APEC transport ministers seek to ride growth
APEC transport ministers seek to ride growth
VICTORIA, British Columbia (Reuter): Anticipating a boom in passenger and freight traffic, transportation ministers and industry experts from Asia-Pacific countries met on Monday to discuss how to ensure transport links keep pace with economic and trade growth.
The session was the first part of two-day meeting in Victoria of ministers from the 18 members of the Asia Pacific Economic Cooperation forum, which includes the United States, China and Japan.
They were joined by 400 delegates from the private sector including officials from Boeing Co., United Parcel Service of America Inc., shipping lines and the International Air Transport Association.
The Asia-Pacific region is expected to account for half the world's economic growth over the next decade and APEC countries have set a goal of achieving free trade among themselves in the next century.

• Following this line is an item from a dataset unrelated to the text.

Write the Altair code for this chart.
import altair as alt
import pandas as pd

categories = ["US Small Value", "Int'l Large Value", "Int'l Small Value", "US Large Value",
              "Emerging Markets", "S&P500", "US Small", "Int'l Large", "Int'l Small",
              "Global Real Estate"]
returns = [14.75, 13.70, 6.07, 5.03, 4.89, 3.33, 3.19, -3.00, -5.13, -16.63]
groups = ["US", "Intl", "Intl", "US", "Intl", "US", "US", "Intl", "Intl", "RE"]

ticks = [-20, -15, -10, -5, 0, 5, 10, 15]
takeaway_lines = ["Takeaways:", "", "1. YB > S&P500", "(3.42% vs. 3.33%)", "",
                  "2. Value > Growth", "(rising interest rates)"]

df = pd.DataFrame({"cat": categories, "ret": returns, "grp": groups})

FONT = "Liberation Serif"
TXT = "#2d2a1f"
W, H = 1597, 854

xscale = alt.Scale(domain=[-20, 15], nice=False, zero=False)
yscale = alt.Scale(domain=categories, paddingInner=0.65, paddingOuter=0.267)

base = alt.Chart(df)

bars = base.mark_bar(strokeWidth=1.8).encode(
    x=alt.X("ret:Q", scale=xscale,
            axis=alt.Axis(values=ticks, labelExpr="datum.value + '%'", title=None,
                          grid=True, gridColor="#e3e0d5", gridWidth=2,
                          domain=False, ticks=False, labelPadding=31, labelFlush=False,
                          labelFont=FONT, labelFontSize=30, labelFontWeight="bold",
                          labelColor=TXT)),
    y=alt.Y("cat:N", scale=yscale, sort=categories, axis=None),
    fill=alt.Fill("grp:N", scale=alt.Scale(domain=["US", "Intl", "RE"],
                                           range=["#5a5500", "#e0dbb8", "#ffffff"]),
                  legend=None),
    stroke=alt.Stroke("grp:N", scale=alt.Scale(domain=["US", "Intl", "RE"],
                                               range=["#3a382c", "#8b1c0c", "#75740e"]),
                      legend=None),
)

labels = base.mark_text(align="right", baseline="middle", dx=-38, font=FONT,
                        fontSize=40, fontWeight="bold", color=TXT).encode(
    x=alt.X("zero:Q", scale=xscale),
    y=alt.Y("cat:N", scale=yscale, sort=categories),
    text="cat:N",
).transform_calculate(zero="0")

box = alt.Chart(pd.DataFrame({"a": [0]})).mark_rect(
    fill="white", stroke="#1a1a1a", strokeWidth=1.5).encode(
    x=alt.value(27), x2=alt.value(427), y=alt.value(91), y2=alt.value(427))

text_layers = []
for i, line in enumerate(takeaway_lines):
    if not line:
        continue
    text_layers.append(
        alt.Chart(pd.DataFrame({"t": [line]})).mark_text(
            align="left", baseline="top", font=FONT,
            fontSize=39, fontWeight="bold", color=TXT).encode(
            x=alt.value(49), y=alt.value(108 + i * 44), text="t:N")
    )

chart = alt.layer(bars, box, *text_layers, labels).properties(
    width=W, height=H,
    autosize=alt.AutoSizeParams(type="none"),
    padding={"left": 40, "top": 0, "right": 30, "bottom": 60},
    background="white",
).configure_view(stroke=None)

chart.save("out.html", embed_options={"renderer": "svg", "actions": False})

But recent growth was already taxing the transportation network, officials said.
"Even now, increased freight and passenger traffic, combined with changing routing patterns and larger vessels, are straining capacity and causing congestion," Canadian Transport Minister David Collenette told the meeting.
One of APEC's main drives is to free trade among member economies starting in 2010 for developed countries, and efficient transportation links were seen as an important way to underpin that effort, officials said.
"The objective is trade growth. The means are the improvement in capacity and efficiency of the transportation systems," said Graham Day, a Canadian shipping executive who was formerly chairman of Cadbury Schweppes Plc and British Aerospace Plc.
Several speakers raised concern about congestion, the need to expand transport facilities such as air and seaports and potential benefits from harmonizing customs and transport regulations among APEC countries.
For example, the International Air Transportation Association, which represents the world's airlines, said international air traffic in the Asia-Pacific region was expected to grow 7.4 percent a year until 2010 compared to a 4.4 percent growth rate in the rest of the world. Air cargo traffic was also expected to grow rapidly.
To meet that demand, airlines would probably need to double the number of flights within in the next 10 years, IATA official John Meredith said.
That would require huge investments in new airplanes, airport capacity and air traffic control systems as well as efforts to alleviate regulatory bottlenecks such as immigration and customs delays, he said.
"We regard the expansion of infrastructure in the Asia/Pacific area of utmost importance," Meredith said in a text of his remarks to the APEC meeting.
Officials also highlighted a need for investment in improved road networks, urban transit, intermodal freight facilities and sea ports.
The ministers were scheduled to meet on their own on Tuesday and discuss priorities for further work in the run-up to a summit of APEC leaders in Vancouver in November.
APEC groups Australia, Brunei, Canada, Chile, China, Hong Kong, Indonesia, Japan, Malaysia, Mexico, New Zealand, Papua New Guinea, the Philippines, Singapore, South Korea, Taiwan, Thailand and the United States.